-- Begin DATA ENTRIES --
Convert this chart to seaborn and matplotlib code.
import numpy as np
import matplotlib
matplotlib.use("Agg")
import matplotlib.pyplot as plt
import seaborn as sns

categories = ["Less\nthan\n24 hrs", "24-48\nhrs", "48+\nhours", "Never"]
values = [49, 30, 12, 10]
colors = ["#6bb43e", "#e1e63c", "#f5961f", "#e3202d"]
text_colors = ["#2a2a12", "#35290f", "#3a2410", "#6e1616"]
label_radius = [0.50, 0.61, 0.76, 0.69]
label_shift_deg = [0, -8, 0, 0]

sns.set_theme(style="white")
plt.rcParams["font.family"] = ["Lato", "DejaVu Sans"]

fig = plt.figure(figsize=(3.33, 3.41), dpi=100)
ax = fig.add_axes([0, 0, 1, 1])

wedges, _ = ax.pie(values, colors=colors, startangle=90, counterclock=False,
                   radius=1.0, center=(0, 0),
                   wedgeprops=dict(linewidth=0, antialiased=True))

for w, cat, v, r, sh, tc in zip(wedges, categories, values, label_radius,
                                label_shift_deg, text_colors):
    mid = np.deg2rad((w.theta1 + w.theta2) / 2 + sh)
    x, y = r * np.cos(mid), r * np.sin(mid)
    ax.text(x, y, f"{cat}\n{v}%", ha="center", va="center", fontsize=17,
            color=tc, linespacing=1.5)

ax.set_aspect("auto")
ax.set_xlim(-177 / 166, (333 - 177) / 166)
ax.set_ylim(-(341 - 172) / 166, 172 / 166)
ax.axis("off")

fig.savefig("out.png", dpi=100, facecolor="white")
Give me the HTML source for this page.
-- End DATA ENTRIES --
-- Begin DATA ENTRIES --
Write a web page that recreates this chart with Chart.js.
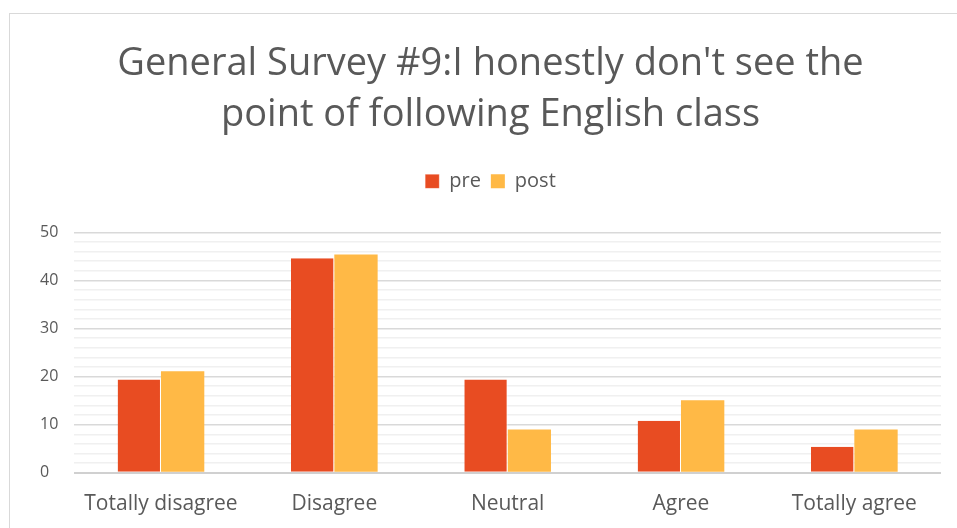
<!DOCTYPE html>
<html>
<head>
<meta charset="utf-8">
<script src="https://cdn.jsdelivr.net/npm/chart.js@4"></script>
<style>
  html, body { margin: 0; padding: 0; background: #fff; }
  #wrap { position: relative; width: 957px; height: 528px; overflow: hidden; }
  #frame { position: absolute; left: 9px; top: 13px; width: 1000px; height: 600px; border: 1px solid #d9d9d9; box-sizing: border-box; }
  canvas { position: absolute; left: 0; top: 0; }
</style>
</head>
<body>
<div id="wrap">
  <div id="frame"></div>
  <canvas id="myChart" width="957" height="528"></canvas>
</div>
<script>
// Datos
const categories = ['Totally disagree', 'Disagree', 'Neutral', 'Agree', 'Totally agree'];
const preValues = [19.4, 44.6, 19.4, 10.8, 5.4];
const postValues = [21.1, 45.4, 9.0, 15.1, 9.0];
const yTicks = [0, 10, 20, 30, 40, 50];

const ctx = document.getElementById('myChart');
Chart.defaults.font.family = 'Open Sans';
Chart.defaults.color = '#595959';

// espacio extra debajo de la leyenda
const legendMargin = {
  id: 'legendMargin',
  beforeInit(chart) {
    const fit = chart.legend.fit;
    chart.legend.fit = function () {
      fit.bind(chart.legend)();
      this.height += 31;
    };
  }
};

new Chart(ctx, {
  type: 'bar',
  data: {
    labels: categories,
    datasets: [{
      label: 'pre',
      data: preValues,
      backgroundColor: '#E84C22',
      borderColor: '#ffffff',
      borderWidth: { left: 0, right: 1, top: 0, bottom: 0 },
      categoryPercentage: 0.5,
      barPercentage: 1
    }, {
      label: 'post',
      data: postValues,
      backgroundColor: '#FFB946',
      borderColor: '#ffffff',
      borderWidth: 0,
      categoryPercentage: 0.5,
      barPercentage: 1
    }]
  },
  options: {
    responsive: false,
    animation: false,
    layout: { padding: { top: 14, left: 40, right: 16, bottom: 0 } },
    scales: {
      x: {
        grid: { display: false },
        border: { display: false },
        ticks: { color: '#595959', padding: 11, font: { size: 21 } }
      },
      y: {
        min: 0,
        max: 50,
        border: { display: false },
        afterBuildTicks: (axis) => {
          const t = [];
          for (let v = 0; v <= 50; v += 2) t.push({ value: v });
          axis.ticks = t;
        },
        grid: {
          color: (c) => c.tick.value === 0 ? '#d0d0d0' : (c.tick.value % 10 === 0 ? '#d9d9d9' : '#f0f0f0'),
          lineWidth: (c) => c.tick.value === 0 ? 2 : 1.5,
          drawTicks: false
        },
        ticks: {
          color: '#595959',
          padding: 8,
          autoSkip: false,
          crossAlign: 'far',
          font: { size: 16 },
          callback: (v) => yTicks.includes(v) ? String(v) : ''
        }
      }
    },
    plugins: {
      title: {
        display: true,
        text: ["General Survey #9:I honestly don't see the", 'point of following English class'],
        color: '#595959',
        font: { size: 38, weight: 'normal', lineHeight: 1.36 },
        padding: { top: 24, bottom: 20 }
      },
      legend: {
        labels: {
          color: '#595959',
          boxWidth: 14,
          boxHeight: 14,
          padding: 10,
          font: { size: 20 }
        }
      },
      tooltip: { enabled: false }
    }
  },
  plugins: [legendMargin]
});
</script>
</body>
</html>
-- End DATA ENTRIES --
-- Begin DATA ENTRIES --
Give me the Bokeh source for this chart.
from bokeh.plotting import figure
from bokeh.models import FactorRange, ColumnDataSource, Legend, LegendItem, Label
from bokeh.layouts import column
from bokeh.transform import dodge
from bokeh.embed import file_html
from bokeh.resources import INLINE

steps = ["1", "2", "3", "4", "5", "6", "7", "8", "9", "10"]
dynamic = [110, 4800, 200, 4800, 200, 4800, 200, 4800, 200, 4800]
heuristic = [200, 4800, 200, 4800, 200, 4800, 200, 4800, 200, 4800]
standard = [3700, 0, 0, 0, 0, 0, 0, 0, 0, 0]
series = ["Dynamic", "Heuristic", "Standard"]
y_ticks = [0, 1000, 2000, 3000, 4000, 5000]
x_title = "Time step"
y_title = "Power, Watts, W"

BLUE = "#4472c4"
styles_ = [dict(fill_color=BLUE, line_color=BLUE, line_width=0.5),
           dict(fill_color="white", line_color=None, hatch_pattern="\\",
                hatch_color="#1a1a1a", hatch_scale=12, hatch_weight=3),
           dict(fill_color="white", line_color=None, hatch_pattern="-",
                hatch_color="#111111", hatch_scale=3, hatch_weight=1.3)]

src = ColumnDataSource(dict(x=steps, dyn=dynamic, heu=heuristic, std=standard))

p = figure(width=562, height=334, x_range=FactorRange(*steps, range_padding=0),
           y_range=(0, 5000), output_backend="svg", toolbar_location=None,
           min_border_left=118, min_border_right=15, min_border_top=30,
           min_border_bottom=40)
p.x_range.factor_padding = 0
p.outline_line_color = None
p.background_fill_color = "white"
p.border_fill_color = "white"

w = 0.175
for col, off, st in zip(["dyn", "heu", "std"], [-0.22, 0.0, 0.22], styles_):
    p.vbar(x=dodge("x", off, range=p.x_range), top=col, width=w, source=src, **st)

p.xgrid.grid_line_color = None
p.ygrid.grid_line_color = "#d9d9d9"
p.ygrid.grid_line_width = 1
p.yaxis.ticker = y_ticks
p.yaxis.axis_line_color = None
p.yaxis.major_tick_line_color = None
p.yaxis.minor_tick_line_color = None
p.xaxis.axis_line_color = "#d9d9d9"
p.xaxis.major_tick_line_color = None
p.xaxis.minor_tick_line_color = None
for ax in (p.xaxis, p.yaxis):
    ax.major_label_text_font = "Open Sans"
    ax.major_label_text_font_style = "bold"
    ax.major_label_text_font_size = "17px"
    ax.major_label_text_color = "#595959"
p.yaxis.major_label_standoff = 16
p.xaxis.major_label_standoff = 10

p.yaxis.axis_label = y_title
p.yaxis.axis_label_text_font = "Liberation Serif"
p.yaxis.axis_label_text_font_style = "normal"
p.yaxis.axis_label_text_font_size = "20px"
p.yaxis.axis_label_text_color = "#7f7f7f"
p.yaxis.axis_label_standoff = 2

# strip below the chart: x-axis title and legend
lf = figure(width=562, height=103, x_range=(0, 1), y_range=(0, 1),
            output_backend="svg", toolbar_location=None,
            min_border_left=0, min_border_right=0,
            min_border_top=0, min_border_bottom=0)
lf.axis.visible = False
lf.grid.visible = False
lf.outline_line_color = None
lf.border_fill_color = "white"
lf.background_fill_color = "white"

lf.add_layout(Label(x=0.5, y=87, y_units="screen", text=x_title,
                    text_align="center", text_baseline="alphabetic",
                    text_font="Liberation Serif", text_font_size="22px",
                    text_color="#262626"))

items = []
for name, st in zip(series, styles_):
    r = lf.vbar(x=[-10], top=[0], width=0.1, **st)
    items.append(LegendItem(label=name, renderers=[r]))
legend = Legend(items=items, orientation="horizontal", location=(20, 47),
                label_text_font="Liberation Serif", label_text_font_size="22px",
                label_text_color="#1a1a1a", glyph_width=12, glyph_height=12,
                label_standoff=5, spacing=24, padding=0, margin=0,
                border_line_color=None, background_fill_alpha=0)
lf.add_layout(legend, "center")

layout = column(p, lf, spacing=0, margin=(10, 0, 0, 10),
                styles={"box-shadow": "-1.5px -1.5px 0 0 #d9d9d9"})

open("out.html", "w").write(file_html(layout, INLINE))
-- End DATA ENTRIES --
**GIVEN TASK:** Give again, word for word, only the lines starting at the line with "Write a web" and ending at the line with "const yTicks = [0, 10, 20, 30, 40, 50];", keeping both end lines; pictures stay out.

**REPLY:**
Write a web page that recreates this chart with Chart.js.
<!DOCTYPE html>
<html>
<head>
<meta charset="utf-8">
<script src="https://cdn.jsdelivr.net/npm/chart.js@4"></script>
<style>
  html, body { margin: 0; padding: 0; background: #fff; }
  #wrap { position: relative; width: 957px; height: 528px; overflow: hidden; }
  #frame { position: absolute; left: 9px; top: 13px; width: 1000px; height: 600px; border: 1px solid #d9d9d9; box-sizing: border-box; }
  canvas { position: absolute; left: 0; top: 0; }
</style>
</head>
<body>
<div id="wrap">
  <div id="frame"></div>
  <canvas id="myChart" width="957" height="528"></canvas>
</div>
<script>
// Datos
const categories = ['Totally disagree', 'Disagree', 'Neutral', 'Agree', 'Totally agree'];
const preValues = [19.4, 44.6, 19.4, 10.8, 5.4];
const postValues = [21.1, 45.4, 9.0, 15.1, 9.0];
const yTicks = [0, 10, 20, 30, 40, 50];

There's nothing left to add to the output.